Sunday, February 18, 2018
Natural Christmas Trees are a Lot More Expensive this Year
12/2/2017 7:48:06 AM
Arthur J. Villasanta - Fourth Estate Contributor

Washington, DC, United States (4E) - Christmas Trees are going to a lot more expensive in some states and they can thank the Big Recession of 2008 for this sad state of affairs.

The National Christmas Tree Association (NCTA) estimates prices for farm-raised Christmas trees might increase anywhere from 5% to 10% because real trees are in short supply this year. Add to this the fact there are far fewer Christmas tress farms compared to a decade ago, resulting in a dearth in supply, and the scenario makes sense.

The cost of shipping the tress is also more expensive on account of higher diesel prices.

NCTA said 27.4 million Christmas trees were sold in 2016. The most popular varieties were Noble and Fraser firs. Americans spent an average of $74.70 for a Christmas tree last year.

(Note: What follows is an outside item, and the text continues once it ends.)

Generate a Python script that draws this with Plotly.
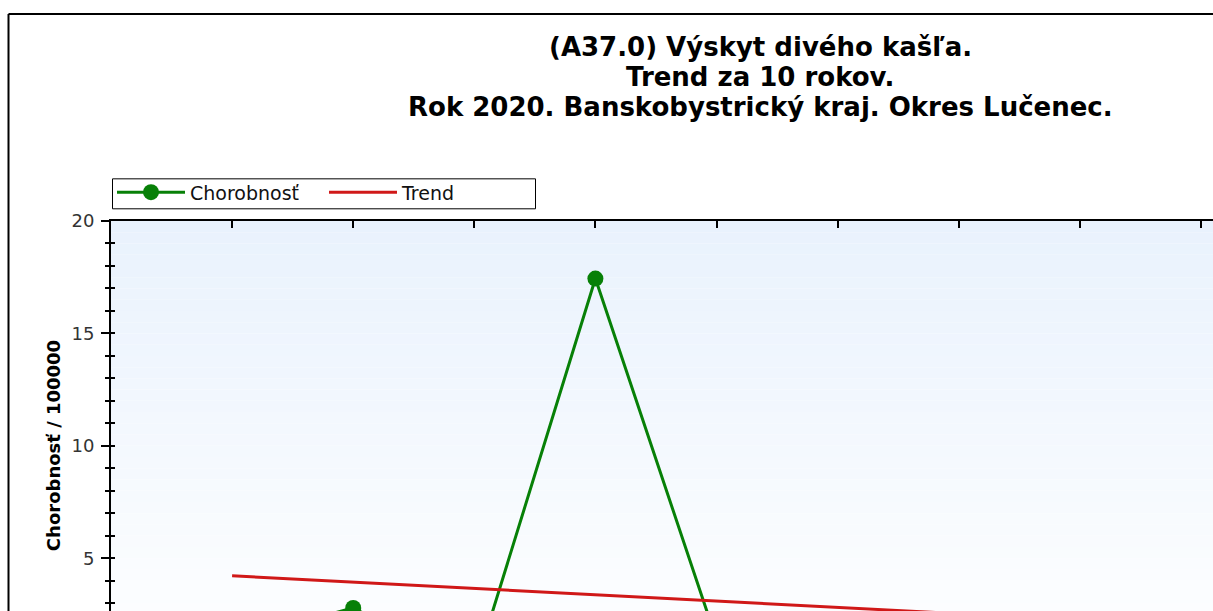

NCTA is the national trade association representing the farm-grown Christmas tree industry. It represents 29 state and regional associations, and more than 4,000 affiliated farms that grow and sell Christmas trees and businesses that provide related supplies and services.

NCTA explained that the Great Recession of 2008 caused a dramatic drop in Christmas tree sales that year and the years thereafter. Christmas tree farms didn't cut down as many trees as they normally would due to the weak demand. That left less room in the groves to plant seedlings.

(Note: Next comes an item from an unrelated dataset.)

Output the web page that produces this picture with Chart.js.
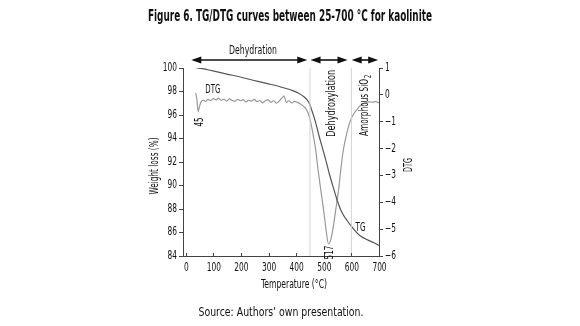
<!DOCTYPE html>
<html>
<head>
<meta charset="utf-8">
<script src="https://cdn.jsdelivr.net/npm/chart.js@4.4.1/dist/chart.umd.min.js"></script>
<style>
  html, body { margin: 0; padding: 0; background: #fff; }
</style>
</head>
<body>
<canvas id="chart" width="580" height="326"></canvas>
<script>
const FONT = "'DejaVu Sans Condensed', 'Liberation Sans Narrow', sans-serif";

// TG curve: temperature (°C) -> weight (%)
const tgTemps  = [39, 60, 80, 118, 170, 237, 300, 357, 390, 409, 428, 445, 458, 470, 482, 495, 508, 520, 531, 540, 549, 562, 573, 585, 596, 615, 633, 660, 680, 700];
const tgWeight = [100.0, 99.95, 99.85, 99.65, 99.38, 99.0, 98.65, 98.3, 98.05, 97.85, 97.55, 97.1, 96.3, 95.4, 94.3, 93.2, 92.1, 91.0, 90.1, 89.4, 88.7, 87.9, 87.4, 87.0, 86.65, 86.1, 85.7, 85.35, 85.15, 84.9];

// DTG curve: temperature (°C) -> DTG
const dtgTemps  = [36, 40, 45, 50, 56, 64, 72, 80, 90, 100, 110, 118, 128, 138, 148, 158, 168, 178, 188, 198, 208, 218, 228, 238, 248, 258, 268, 278, 288, 298, 308, 318, 328, 338, 348, 356, 364, 374, 384, 394, 404, 414, 424, 434, 442, 450, 460, 470, 480, 490, 500, 508, 517, 525, 533, 543, 554, 562, 570, 584, 596, 608, 620, 630, 640, 652, 664, 676, 688, 700];
const dtgValues = [0.07, -0.15, -0.63, -0.42, -0.25, -0.2, -0.24, -0.17, -0.21, -0.14, -0.19, -0.12, -0.2, -0.16, -0.23, -0.15, -0.2, -0.24, -0.17, -0.22, -0.18, -0.26, -0.2, -0.23, -0.17, -0.25, -0.21, -0.3, -0.22, -0.19, -0.28, -0.22, -0.31, -0.24, -0.12, -0.04, -0.28, -0.22, -0.3, -0.24, -0.28, -0.33, -0.4, -0.5, -0.65, -0.9, -1.4, -2.0, -2.85, -3.6, -4.35, -5.0, -5.55, -5.4, -5.0, -4.3, -3.5, -2.75, -2.1, -1.4, -0.97, -0.72, -0.55, -0.42, -0.35, -0.3, -0.26, -0.27, -0.25, -0.3];

const xTickValues = [0, 100, 200, 300, 400, 500, 600, 700];
const zoneBounds = [450, 600];

const toPoints = (xs, ys) => xs.map((x, i) => ({ x: x, y: ys[i] }));

const zoneLines = zoneBounds.map(t => ({
  data: [{ x: t, y: 84 }, { x: t, y: 100 }],
  yAxisID: "y",
  borderColor: "#d4d4d4",
  borderWidth: 1,
  pointRadius: 0,
  tension: 0
}));

// narrow text: draws with a horizontal squeeze (sx) or a fixed target width
function txt(ctx, str, x, y, opt) {
  const o = Object.assign({ size: 11, bold: false, align: "center", sx: 0.74, width: null, rot: 0 }, opt);
  ctx.save();
  ctx.font = (o.bold ? "bold " : "") + o.size + "px " + FONT;
  ctx.translate(x, y);
  if (o.rot) ctx.rotate(o.rot);
  let sx = o.sx;
  if (o.width) sx = o.width / ctx.measureText(str).width;
  ctx.scale(sx, 1);
  ctx.textAlign = o.align;
  ctx.textBaseline = "middle";
  ctx.fillText(str, 0, 0);
  ctx.restore();
}

function drawArrow(ctx, x1, x2, y) {
  const head = 10, half = 3.5;
  ctx.beginPath();
  ctx.moveTo(x1 + head - 2, y);
  ctx.lineTo(x2 - head + 2, y);
  ctx.stroke();
  ctx.beginPath();
  ctx.moveTo(x1, y); ctx.lineTo(x1 + head, y - half); ctx.lineTo(x1 + head, y + half); ctx.closePath();
  ctx.fill();
  ctx.beginPath();
  ctx.moveTo(x2, y); ctx.lineTo(x2 - head, y - half); ctx.lineTo(x2 - head, y + half); ctx.closePath();
  ctx.fill();
}

const UP = -Math.PI / 2;

const decorPlugin = {
  id: "decor",
  afterDraw(chart) {
    const ctx = chart.ctx;
    const xs = chart.scales.x, ys = chart.scales.y, ys1 = chart.scales.y1;
    const area = chart.chartArea;
    ctx.save();
    ctx.fillStyle = "#111";

    // titles
    txt(ctx, "Figure 6. TG/DTG curves between 25-700 °C for kaolinite", 290, 17, { size: 15, bold: true, width: 284 });
    txt(ctx, "Source: Authors’ own presentation.", 281, 313, { size: 13, width: 165 });

    // axis titles
    txt(ctx, "Temperature (°C)", 294, 285, { size: 11.5, width: 66 });
    txt(ctx, "Weight loss (%)", 155.5, 166, { size: 11.5, width: 57, rot: UP });
    txt(ctx, "DTG", 409, 165, { size: 11.5, width: 14, rot: UP });

    // tick labels
    xTickValues.forEach(v => txt(ctx, String(v), xs.getPixelForValue(v) + 0.5, 268, { size: 11.5, sx: 0.72 }));
    ys.ticks.forEach(t => txt(ctx, String(t.value), area.left - 6, ys.getPixelForValue(t.value), { size: 11.5, sx: 0.72, align: "right" }));
    ys1.ticks.forEach(t => {
      const s = t.value < 0 ? "−" + Math.abs(t.value) : String(t.value);
      txt(ctx, s, area.right + 6, ys1.getPixelForValue(t.value), { size: 11.5, sx: 0.72, align: "left" });
    });

    // inward x ticks
    ctx.strokeStyle = "#444";
    ctx.lineWidth = 1;
    xTickValues.forEach(v => {
      const px = Math.round(xs.getPixelForValue(v)) + 0.5;
      ctx.beginPath();
      ctx.moveTo(px, area.bottom);
      ctx.lineTo(px, area.bottom - 3);
      ctx.stroke();
    });

    // zone arrows
    ctx.strokeStyle = "#111";
    ctx.fillStyle = "#111";
    ctx.lineWidth = 1.6;
    const ay = 60;
    drawArrow(ctx, xs.getPixelForValue(20), xs.getPixelForValue(440), ay);
    drawArrow(ctx, xs.getPixelForValue(452), xs.getPixelForValue(586), ay);
    drawArrow(ctx, xs.getPixelForValue(601), xs.getPixelForValue(697), ay);

    // in-plot labels
    txt(ctx, "Dehydration", 253, 51, { size: 11.5, width: 48 });
    txt(ctx, "DTG", xs.getPixelForValue(98), ys.getPixelForValue(98.15), { size: 11.5, width: 15 });
    txt(ctx, "TG", xs.getPixelForValue(633), ys.getPixelForValue(86.35), { size: 11.5, width: 10 });
    txt(ctx, "45", xs.getPixelForValue(51), ys.getPixelForValue(95.4), { size: 11.5, width: 9, rot: UP });
    txt(ctx, "517", xs.getPixelForValue(522), ys.getPixelForValue(84.3), { size: 11.5, width: 14, rot: UP });
    txt(ctx, "Dehydroxylation", xs.getPixelForValue(529), ys.getPixelForValue(97), { size: 11.5, width: 67, rot: UP });

    // Amorphous SiO2 with subscript
    const ax = xs.getPixelForValue(650), ayc = ys.getPixelForValue(96.9);
    txt(ctx, "Amorphous SiO", ax, ayc + 3, { size: 11.5, width: 57, rot: UP });
    txt(ctx, "2", ax + 4, ayc - 28, { size: 8, sx: 0.8, rot: UP });

    ctx.restore();
  }
};

new Chart(document.getElementById("chart"), {
  type: "line",
  data: {
    datasets: [
      ...zoneLines,
      {
        label: "TG",
        data: toPoints(tgTemps, tgWeight),
        yAxisID: "y",
        borderColor: "#555",
        borderWidth: 1.2,
        pointRadius: 0,
        cubicInterpolationMode: "monotone"
      },
      {
        label: "DTG",
        data: toPoints(dtgTemps, dtgValues),
        yAxisID: "y1",
        borderColor: "#999",
        borderWidth: 1.2,
        pointRadius: 0,
        cubicInterpolationMode: "monotone"
      }
    ]
  },
  options: {
    responsive: false,
    animation: false,
    layout: { padding: { left: 140, right: 169, top: 68, bottom: 30 } },
    plugins: {
      legend: { display: false },
      tooltip: { enabled: false }
    },
    scales: {
      x: {
        type: "linear",
        min: -10,
        max: 700,
        afterBuildTicks: scale => { scale.ticks = xTickValues.map(v => ({ value: v })); },
        afterFit: scale => { scale.height = 40; },
        border: { display: true, color: "#444", width: 1 },
        grid: { display: true, drawOnChartArea: false, drawTicks: false },
        ticks: { display: false }
      },
      y: {
        position: "left",
        min: 84,
        max: 100,
        afterFit: scale => { scale.width = 43; },
        border: { display: true, color: "#444", width: 1 },
        grid: { drawOnChartArea: false, drawTicks: true, tickLength: 4, color: "#444" },
        ticks: { stepSize: 2, display: false }
      },
      y1: {
        position: "right",
        min: -6,
        max: 1,
        afterFit: scale => { scale.width = 32; },
        border: { display: true, color: "#444", width: 1 },
        grid: { drawOnChartArea: false, drawTicks: true, tickLength: 4, color: "#444" },
        ticks: { stepSize: 1, display: false }
      }
    }
  },
  plugins: [decorPlugin]
});
</script>
</body>
</html>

NCTA noted that since a Christmas tree takes about a decade to reach a height of seven to eight feet, which is the size most families prefer for their trees, growers now don't have as many to cut and sell.

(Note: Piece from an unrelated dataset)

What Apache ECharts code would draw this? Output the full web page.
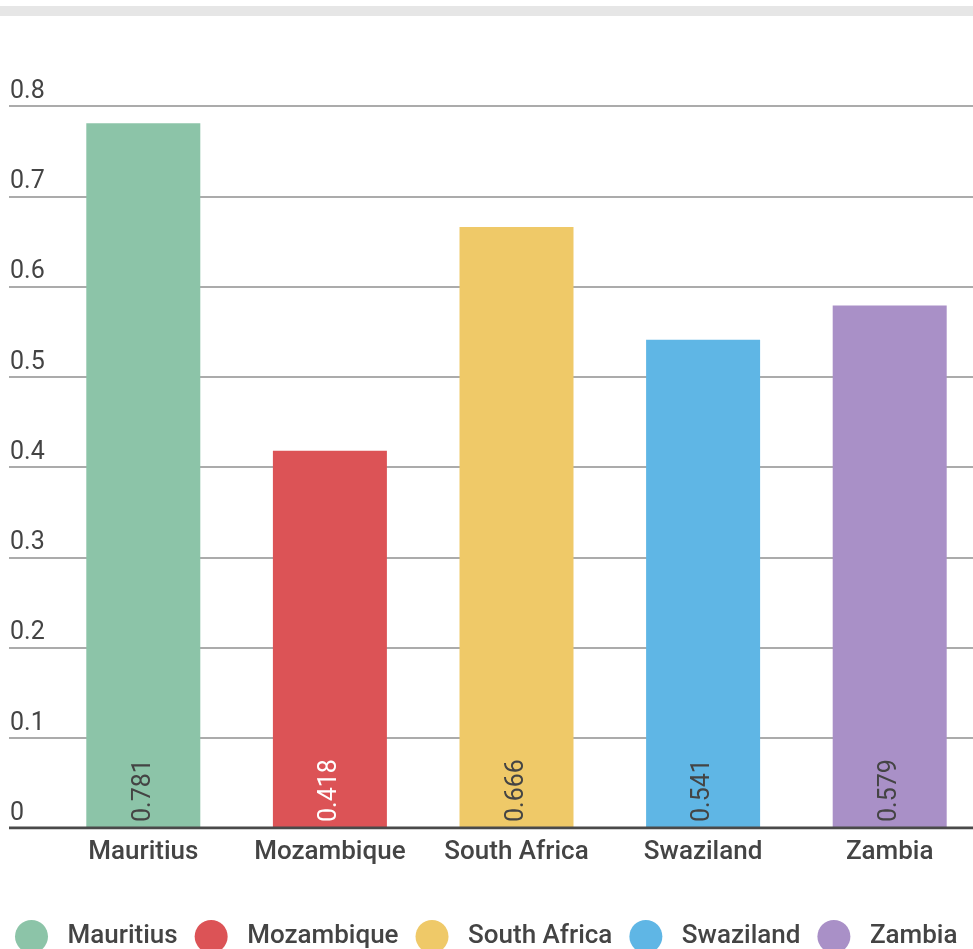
<!DOCTYPE html>
<html>
<head>
<meta charset="utf-8">
<script src="https://cdn.jsdelivr.net/npm/echarts@6/dist/echarts.min.js"></script>
<style>
  html, body { margin: 0; padding: 0; background: #fff; overflow: hidden; }
  /* the plot runs slightly past the right edge of the page */
  #chart { width: 983px; height: 949px; }
</style>
</head>
<body>
<div id="chart"></div>
<script>
// Index value per country
const countries = ['Mauritius', 'Mozambique', 'South Africa', 'Swaziland', 'Zambia'];
const values = [0.781, 0.418, 0.666, 0.541, 0.579];
const colors = ['#8cc4a8', '#dc5356', '#efc968', '#5fb6e5', '#a990c7'];
const labelColors = ['#444', '#fff', '#444', '#444', '#444'];
const yTicks = [0, 0.1, 0.2, 0.3, 0.4, 0.5, 0.6, 0.7, 0.8];

const chart = echarts.init(document.getElementById('chart'), null, { renderer: 'canvas' });

// One series per country so the legend lists every country; stacking keeps bars centred.
const series = countries.map((name, i) => ({
  name,
  type: 'bar',
  xAxisIndex: 1,
  yAxisIndex: 1,
  stack: 'all',
  barWidth: 114,
  itemStyle: { color: colors[i] },
  data: countries.map((_, j) => (j === i ? values[i] : null)),
  label: {
    show: true,
    position: 'insideBottom',
    rotate: 90,
    align: 'left',
    verticalAlign: 'middle',
    distance: 6,
    fontFamily: 'Roboto',
    fontSize: 25,
    color: labelColors[i],
    formatter: p => String(p.value)
  }
}));

chart.setOption({
  animation: false,
  backgroundColor: '#fff',
  textStyle: { fontFamily: 'Roboto' },
  graphic: [{
    type: 'rect',
    shape: { x: 0, y: 6, width: 983, height: 10 },
    style: { fill: '#e6e6e6' },
    silent: true
  }],
  legend: {
    left: 10,
    top: 915,
    icon: 'circle',
    itemWidth: 40,
    itemHeight: 33,
    itemGap: 17,
    textStyle: { fontFamily: 'Roboto', fontSize: 26, fontWeight: 500, color: '#444', padding: [0, 0, 0, 11] },
    data: countries
  },
  grid: [
    // full-width grid carrying the value gridlines, tick labels and baseline
    { left: 9, right: 0, top: 106, bottom: 121 },
    // grid holding the bars
    { left: 50, right: 0, top: 106, bottom: 121 }
  ],
  xAxis: [
    {
      gridIndex: 0, type: 'value', min: 0, max: 1,
      axisLine: { show: false }, axisTick: { show: false },
      axisLabel: { show: false }, splitLine: { show: false }
    },
    {
      gridIndex: 1, type: 'category', data: countries,
      axisLine: { show: false },
      axisTick: { show: false },
      axisLabel: {
        interval: 0,
        margin: 11,
        fontFamily: 'Roboto', fontSize: 26, fontWeight: 500, color: '#444'
      }
    }
  ],
  yAxis: [
    {
      gridIndex: 0, type: 'value', min: 0, max: 0.8, interval: 0.1,
      axisLine: { show: false }, axisTick: { show: false },
      splitLine: { show: true, lineStyle: { color: '#ababab', width: 2 } },
      axisLabel: {
        inside: true,
        margin: 1,
        verticalAlign: 'bottom',
        lineHeight: 25,
        padding: [0, 0, 2, 0],
        fontFamily: 'Roboto', fontSize: 25, color: '#444',
        formatter: v => {
          const t = yTicks.find(k => Math.abs(k - v) < 1e-9);
          return t === undefined ? '' : String(t);
        }
      }
    },
    {
      gridIndex: 1, type: 'value', min: 0, max: 0.8, interval: 0.1,
      axisLine: { show: false }, axisTick: { show: false },
      axisLabel: { show: false }, splitLine: { show: false }
    }
  ],
  series: series.concat([{
    // baseline drawn across the full width at zero
    type: 'line',
    xAxisIndex: 0,
    yAxisIndex: 0,
    silent: true,
    symbol: 'none',
    lineStyle: { color: '#4a4a4a', width: 3 },
    data: [[0, 0], [1, 0]],
    z: 5
  }])
});
</script>
</body>
</html>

"We believe everyone who wants to have a real tree will find one," said Doug Hundley, NCTA spokesman.

"They may not have the size they want or they might have to buy a different kind (because) we have a tight market."

This dearth in supply will continue in the years ahead. The number of Christmas tree growers was drastically reduced during the Great Recession and the numbers haven't significantly improved.

"There were a lot of tree growers that went out of business," said Dee Clark, owner of C&G Nursery in Newland, N.C. "That leads to an overall shortage across the industry.

There are currently 15,000 Christmas tree farms in the USA. States that grow the most trees are Oregon, North Carolina, Michigan, Pennsylvania, Wisconsin and Washington.